## Begin DATASET ENTRIES

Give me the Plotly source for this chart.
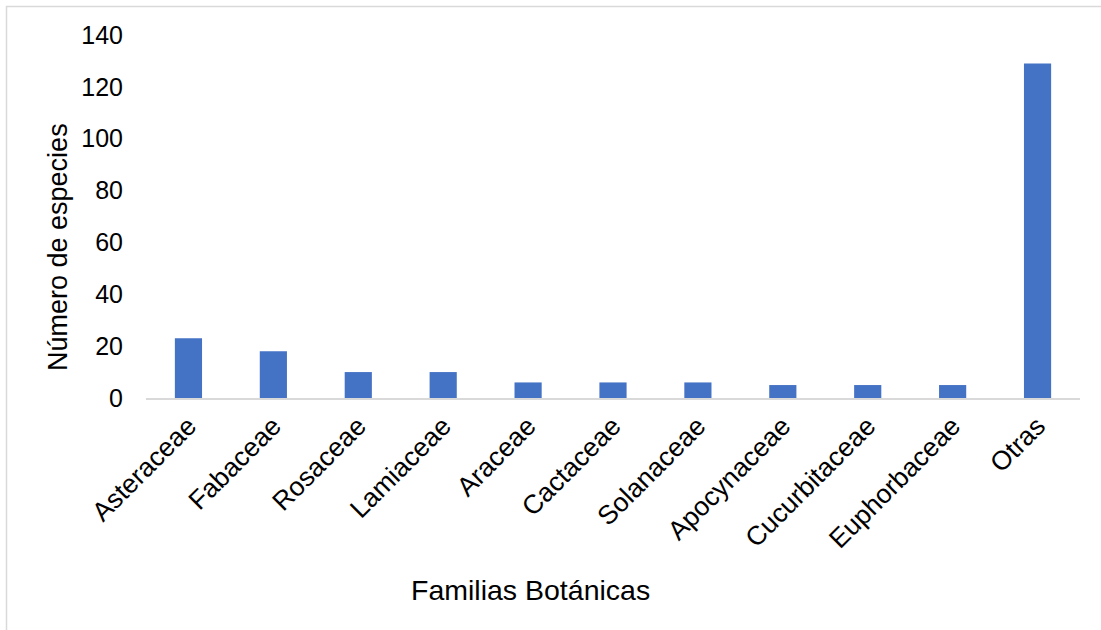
import plotly.graph_objects as go

# Species count per botanical family
familias = ["Asteraceae", "Fabaceae", "Rosaceae", "Lamiaceae", "Araceae",
            "Cactaceae", "Solanaceae", "Apocynaceae", "Cucurbitaceae",
            "Euphorbaceae", "Otras"]
especies = [23, 18, 10, 10, 6, 6, 6, 5, 5, 5, 129]

y_ticks = [0, 20, 40, 60, 80, 100, 120, 140]

FONT = "Liberation Sans, Arial, sans-serif"

fig = go.Figure(
    go.Bar(
        x=familias,
        y=especies,
        marker=dict(color="#4472C4", line=dict(width=0)),
    )
)

fig.update_layout(
    width=1101,
    height=630,
    margin=dict(l=146, r=21, t=35, b=232),
    paper_bgcolor="white",
    plot_bgcolor="white",
    bargap=0.68,
    showlegend=False,
    font=dict(family=FONT, size=24, color="#000000"),
)

fig.update_xaxes(
    tickangle=-45,
    showline=True,
    linecolor="#d9d9d9",
    linewidth=2,
    showgrid=False,
    ticks="",
    tickfont=dict(size=26.5),
)

fig.update_yaxes(
    range=[0, 140],
    tickvals=y_ticks,
    showline=False,
    showgrid=False,
    zeroline=False,
    ticks="",
    ticklabelstandoff=22,
    tickfont=dict(size=25),
)

# Axis titles
fig.add_annotation(
    text="Número de especies", xref="paper", yref="paper",
    x=(58 - 146) / 934, y=(398 - 247) / 363, textangle=-90,
    showarrow=False, font=dict(size=27), xanchor="center", yanchor="middle",
)
fig.add_annotation(
    text="Familias Botánicas", xref="paper", yref="paper",
    x=(530 - 146) / 934, y=(398 - 590) / 363,
    showarrow=False, font=dict(size=28.5), xanchor="center", yanchor="middle",
)

# Chart frame
fig.add_shape(
    type="rect", xref="paper", yref="paper",
    x0=(6.5 - 146) / 934, x1=1.2, y0=-1.0, y1=(398 - 6.5) / 363,
    line=dict(color="#d9d9d9", width=1.5), fillcolor="rgba(0,0,0,0)",
)

fig.write_html("out.html")
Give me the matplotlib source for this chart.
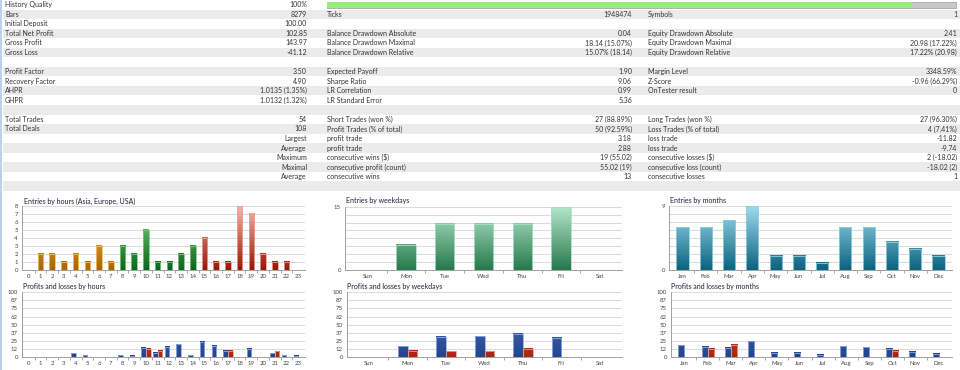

## End DATASET ENTRIES

DIRECTIVE
Give the number of lines in the records above that contain the word "source". Reply with that number alone.

ANSWER BELOW
2